'''

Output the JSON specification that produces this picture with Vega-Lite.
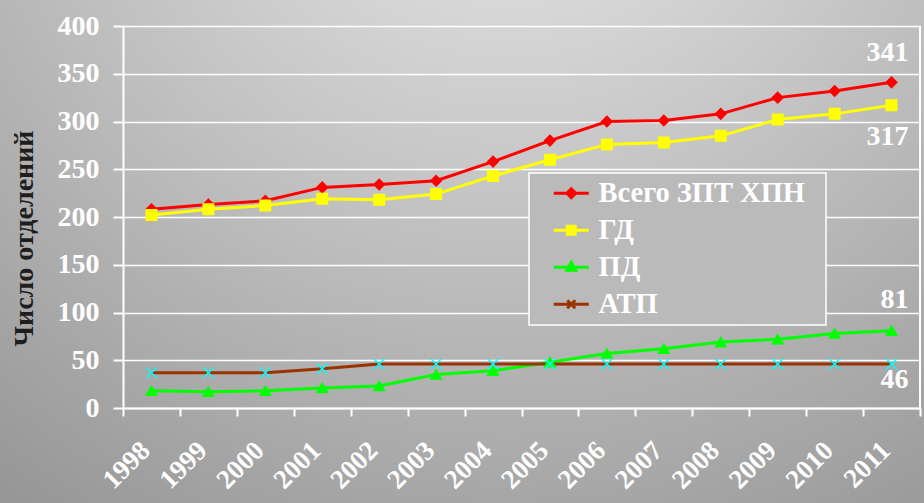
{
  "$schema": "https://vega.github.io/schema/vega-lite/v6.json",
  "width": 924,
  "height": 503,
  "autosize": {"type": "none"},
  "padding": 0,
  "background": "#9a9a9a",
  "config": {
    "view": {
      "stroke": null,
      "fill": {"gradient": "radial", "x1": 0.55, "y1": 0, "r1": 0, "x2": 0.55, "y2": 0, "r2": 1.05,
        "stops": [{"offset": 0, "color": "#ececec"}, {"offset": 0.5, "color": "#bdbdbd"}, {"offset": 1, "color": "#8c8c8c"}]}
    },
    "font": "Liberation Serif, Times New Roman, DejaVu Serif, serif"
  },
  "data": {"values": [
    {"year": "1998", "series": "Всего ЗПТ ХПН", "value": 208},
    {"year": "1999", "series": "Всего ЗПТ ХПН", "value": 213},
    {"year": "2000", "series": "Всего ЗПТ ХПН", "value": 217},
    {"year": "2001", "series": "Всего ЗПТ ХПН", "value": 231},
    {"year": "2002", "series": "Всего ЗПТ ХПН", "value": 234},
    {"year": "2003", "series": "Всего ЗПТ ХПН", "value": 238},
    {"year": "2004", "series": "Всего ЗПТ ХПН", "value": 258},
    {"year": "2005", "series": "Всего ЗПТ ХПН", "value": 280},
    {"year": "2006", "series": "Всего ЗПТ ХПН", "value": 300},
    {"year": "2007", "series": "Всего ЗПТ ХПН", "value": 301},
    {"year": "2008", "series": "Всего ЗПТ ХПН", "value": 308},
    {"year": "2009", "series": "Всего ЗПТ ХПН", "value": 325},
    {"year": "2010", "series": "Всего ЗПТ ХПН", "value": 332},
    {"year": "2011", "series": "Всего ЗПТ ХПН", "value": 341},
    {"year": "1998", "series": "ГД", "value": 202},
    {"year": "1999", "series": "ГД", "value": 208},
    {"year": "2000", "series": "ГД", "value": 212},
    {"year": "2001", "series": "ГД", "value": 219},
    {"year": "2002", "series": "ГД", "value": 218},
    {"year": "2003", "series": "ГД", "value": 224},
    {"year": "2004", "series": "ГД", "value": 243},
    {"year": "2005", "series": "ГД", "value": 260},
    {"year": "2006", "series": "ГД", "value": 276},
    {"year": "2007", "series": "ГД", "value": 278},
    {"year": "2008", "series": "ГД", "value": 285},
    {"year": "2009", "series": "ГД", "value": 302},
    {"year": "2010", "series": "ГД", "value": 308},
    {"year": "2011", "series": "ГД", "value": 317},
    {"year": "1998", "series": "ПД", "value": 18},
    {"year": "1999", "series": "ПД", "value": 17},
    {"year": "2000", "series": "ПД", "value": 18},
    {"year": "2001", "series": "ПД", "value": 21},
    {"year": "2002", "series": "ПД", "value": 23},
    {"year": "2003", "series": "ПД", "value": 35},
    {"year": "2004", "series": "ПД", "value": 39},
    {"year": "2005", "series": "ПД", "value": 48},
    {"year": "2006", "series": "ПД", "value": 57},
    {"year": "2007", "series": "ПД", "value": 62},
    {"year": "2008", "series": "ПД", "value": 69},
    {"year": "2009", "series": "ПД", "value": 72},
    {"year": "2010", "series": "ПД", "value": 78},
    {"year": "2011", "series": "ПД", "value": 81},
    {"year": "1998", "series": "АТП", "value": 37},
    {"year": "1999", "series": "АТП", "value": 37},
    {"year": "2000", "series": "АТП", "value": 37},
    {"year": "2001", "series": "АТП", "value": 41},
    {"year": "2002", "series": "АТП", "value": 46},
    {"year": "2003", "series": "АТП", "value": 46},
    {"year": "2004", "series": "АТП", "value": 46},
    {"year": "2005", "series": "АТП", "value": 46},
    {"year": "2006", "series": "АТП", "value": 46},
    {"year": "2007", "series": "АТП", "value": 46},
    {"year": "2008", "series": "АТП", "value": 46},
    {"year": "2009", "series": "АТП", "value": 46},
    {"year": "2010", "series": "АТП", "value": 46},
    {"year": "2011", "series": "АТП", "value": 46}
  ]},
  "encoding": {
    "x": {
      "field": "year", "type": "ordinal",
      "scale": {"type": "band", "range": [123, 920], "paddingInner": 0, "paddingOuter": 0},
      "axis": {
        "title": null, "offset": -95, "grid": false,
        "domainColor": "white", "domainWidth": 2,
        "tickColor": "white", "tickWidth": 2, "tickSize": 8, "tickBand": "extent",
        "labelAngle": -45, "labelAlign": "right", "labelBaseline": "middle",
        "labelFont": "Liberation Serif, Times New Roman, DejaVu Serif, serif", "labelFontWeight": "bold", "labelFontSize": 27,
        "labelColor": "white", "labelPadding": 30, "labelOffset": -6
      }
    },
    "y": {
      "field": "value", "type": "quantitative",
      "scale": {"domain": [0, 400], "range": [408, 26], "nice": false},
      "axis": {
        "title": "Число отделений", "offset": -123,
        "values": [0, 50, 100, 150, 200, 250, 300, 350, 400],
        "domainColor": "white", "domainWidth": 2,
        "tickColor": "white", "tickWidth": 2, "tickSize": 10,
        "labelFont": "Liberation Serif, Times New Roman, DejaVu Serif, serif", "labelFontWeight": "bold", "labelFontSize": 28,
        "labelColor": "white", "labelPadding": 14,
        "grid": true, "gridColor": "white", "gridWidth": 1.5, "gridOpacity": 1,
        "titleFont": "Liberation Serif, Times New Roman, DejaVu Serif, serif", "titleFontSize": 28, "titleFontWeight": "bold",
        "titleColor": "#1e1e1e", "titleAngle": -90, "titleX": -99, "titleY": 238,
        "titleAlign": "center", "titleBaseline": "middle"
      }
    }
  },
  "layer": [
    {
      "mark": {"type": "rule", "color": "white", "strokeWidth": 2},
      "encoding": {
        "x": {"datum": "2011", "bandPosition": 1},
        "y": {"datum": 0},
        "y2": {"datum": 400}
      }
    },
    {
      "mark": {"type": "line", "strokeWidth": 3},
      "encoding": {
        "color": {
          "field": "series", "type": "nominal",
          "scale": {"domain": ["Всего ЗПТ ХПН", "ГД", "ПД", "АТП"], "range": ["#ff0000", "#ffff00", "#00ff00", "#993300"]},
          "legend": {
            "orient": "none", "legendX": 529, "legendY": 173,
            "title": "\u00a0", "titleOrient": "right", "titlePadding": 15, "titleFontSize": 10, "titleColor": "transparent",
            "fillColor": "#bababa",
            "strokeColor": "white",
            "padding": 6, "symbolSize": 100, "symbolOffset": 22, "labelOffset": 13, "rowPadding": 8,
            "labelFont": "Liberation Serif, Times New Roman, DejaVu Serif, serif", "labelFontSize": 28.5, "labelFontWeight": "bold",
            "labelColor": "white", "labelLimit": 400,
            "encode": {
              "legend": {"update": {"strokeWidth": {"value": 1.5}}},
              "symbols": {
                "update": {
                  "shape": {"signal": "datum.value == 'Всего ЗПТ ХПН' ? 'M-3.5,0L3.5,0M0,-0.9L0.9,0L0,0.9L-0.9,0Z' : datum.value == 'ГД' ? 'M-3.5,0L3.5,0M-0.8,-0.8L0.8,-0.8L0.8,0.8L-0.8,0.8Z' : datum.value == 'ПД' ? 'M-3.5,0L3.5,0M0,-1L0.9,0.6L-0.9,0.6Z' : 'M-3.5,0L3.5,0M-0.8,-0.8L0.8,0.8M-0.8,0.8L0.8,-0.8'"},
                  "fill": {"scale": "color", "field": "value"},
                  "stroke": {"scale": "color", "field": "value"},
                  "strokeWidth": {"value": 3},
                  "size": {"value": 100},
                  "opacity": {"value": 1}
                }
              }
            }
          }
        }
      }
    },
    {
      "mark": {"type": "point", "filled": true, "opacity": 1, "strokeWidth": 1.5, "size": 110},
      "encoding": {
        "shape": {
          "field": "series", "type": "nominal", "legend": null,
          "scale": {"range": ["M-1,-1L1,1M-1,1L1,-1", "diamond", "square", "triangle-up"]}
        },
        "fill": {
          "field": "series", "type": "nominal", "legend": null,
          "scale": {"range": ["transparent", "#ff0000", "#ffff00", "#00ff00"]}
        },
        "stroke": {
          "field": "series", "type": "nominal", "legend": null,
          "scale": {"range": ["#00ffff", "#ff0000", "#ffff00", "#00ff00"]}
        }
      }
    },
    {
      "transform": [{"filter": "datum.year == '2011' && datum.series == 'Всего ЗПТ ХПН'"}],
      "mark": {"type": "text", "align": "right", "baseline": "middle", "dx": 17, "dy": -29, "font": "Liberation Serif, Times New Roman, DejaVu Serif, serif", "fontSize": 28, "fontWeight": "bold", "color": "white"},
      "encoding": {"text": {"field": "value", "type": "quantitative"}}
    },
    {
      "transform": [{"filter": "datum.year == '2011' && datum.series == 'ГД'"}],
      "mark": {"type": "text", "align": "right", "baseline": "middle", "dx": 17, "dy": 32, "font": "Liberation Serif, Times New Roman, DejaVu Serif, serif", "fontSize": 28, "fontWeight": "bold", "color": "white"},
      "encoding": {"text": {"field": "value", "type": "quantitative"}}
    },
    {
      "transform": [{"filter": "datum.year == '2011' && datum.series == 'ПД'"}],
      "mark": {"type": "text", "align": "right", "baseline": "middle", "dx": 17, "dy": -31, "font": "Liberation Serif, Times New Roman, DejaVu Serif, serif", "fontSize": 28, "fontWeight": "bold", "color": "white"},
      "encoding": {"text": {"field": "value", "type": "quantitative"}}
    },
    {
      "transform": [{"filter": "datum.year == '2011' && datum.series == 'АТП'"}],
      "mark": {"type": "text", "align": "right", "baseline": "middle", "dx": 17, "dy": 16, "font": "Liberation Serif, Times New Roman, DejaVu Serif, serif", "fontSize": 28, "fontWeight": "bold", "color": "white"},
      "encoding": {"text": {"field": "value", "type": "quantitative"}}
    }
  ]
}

'''
'''

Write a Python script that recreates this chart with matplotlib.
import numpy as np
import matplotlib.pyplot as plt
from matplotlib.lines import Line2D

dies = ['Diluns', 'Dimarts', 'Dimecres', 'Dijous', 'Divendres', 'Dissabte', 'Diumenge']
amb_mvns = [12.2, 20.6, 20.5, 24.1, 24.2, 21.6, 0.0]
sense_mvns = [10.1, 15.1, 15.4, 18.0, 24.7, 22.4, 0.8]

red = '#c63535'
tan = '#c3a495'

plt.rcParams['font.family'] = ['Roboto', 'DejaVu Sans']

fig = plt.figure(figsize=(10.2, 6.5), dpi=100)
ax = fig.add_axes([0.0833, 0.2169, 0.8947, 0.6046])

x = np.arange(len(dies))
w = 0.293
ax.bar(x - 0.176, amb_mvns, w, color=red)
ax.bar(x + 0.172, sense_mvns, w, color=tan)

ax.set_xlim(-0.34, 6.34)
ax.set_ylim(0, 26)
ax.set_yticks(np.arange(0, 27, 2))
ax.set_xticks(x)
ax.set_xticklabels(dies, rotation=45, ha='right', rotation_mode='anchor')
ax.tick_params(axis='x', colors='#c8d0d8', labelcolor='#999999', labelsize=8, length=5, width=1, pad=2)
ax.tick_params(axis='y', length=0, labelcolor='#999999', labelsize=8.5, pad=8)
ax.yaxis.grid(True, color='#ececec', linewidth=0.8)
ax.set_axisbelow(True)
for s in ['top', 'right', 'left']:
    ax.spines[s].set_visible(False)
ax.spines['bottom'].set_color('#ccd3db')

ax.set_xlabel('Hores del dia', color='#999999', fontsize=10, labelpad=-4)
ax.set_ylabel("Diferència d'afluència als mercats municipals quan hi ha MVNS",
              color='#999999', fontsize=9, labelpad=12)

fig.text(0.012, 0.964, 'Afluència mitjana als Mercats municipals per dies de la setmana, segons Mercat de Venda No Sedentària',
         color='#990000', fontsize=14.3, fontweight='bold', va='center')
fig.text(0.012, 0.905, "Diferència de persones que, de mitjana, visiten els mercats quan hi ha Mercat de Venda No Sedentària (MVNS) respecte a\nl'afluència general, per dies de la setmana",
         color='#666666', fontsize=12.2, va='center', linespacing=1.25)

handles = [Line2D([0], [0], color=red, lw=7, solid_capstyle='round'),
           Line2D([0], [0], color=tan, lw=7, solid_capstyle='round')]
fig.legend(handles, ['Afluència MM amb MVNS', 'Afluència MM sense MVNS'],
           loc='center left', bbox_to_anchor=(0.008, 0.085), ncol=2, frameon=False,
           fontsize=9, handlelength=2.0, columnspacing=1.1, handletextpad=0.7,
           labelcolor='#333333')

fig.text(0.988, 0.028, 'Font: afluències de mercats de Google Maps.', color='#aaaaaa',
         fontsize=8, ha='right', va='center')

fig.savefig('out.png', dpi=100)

'''

- EXERCISE DETAILS
Using the entries above, give again exactly the lines from the line holding "Write a Python" through the line holding "from matplotlib.lines import Line2D". Include both end lines and nothing else.

- THE ANSWER
Write a Python script that recreates this chart with matplotlib.
import numpy as np
import matplotlib.pyplot as plt
from matplotlib.lines import Line2D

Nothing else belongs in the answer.